[extropy-chat] Tax Burden Gap
megaquark at hotmail.com
Fri Aug 20 15:34:16 UTC 2004
I have personally moved approximately $14.5 million this year. I really wish
it were my money! :-)
----- Original Message -----
From: "Matthew Gingell" <gingell at gnat.com>
To: "ExI chat list" <extropy-chat at lists.extropy.org>
Sent: Friday, August 20, 2004 5:35 AM
Subject: Re: [extropy-chat] Tax Burden Gap
> J. Andrew Rogers writes:
> > I would define any person who can command vast quantities of capital,
> > whether from a few wealthy sources or millions of middle-class folks,
> > as "wealthy".
> This definition does not match what is is normally meant by "wealthy"
> in a market economy. A bank loan officer might control millions of
> dollars of capital but he isn't necessarily a wealthy person, any
> more than the navigator of a hundred million dollar cruise ship is
> necessarily a wealthy person.
> Think of venture capital and mutual fund managers, arbitrage brokers,
> currency traders, executives of corporations or pension funds, and so
> on.

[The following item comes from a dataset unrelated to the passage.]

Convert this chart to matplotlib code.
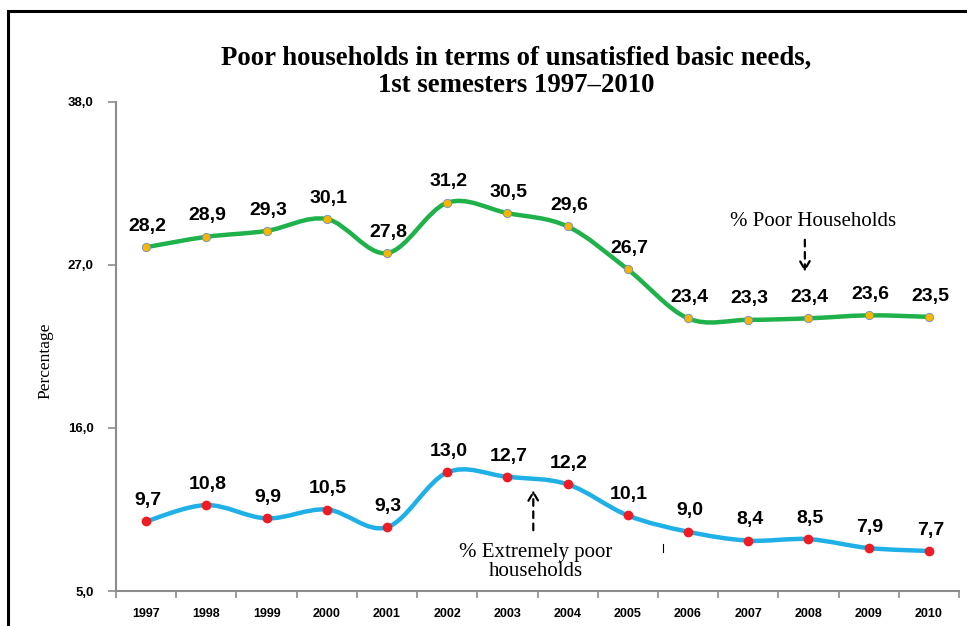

They all control big pools of other peoples money and they all
> try to make the pool bigger by finding interesting things to do with
> it, and none of them are necessarily super-rich people.
> > My original point was more that you can't have vast quantities of
> > capital under the control of a small number of people without also
> > having a de facto "wealthy" class. There are a dozen different
> > creative ways to dress it up, but the result is roughly equivalent.
> One of the miracles of capitalism is that this isn't true. Billion
> dollar decisions can be made without anyone actually having to
> possess a billion dollars.
> Your 401K, my savings account, somebody else's stock portfolio, and
> millions of other independent economically rational investments can
> be pooled together to accomplish things none of us could accomplish
> It isn't dressing anything up to distinguish the magnificently
> egalitarian possibilities of markets from Soviet central planning or
> from a world in which nothing happens unless some preposterously
> wealthy aristocrat wants it to, and I don't think it's sophistry to
> point out one of modern capitalism's greatest strengths.
> > All that happens when everyone is nominally in the middle-class is that
> > the pool of the wealthy (no matter what its guise) becomes very, very
> > small which is not a fertile economic ecology.
> It seems, and perhaps I am misreading you, that you are advocating an
> essentially command economy as an ideal growth environment: You seem
> to envision a system where a small elite controls vast portions of a
> nations capital, where growth is achieved by their centralized
> stewardship of the nation's wealth. Your arguement seems to be that
> it is only by the wise and judicious calculations of a tiny monied
> class, by their analysis of what ventures are to be pursued, that
> growth is possible.
> > And yes, progressive income taxes destroy class mobility by making it
> > difficult to escape the middle class. There were a few economics
> > papers published several years ago that showed a lovely mathematical
> > correlation between effective income tax rates as a function of income
> > and the distribution of wealth in a population. Steeply progressive
> > rates concentrate control of capital in the hands of a few. How making
> > it progressively difficult to convert income into wealth is supposed to
> > help class mobility is beyond me. If the tax structure aggressively
> > limits the conversion of income into wealth, exactly how is that
> > supposed to help people in the lower economic strata that have income
> > but little or no wealth?
> Any tax, progressive or otherwise, looks like a bad thing when the
> consequences of its cost are analysied in isolation from the benefits
> of the spending it funds. In reality, progressive taxation pays for
> wealth transfer programs and - whether you or I believe it is a good
> thing - transferring money from the wealthy to the poor manifestly
> increases their social mobility.
> For instance public funding of education, public sector careers in
> the military, subsidized small business loans, employment and
> relocation assistance, a public safety net which socializes some of
> the downside of necessary risk taking, all increase mobility. That
> the people who (in an well implemented system) benefit from such
> programs are not those who pay for them makes the net effect a
> clearly upward contribution to their mobility, and this is true
> regardless of whether it's the way you or I think a country ought to
> be run.
> This is not to mention an entire range of other legitimate state
> functions that have to be funded somehow - national defense, law
> enforcement and the courts, whatever else you might agree is in the
> domain of appropriate public expenditures - the burden of which must
> be distributed on the shoulders of people who have already made it
> and people who are still trying to. It seems obvious to me which way
> you weight it if your goal is to make it easier for more people to
> escape poverty and enter the middle class.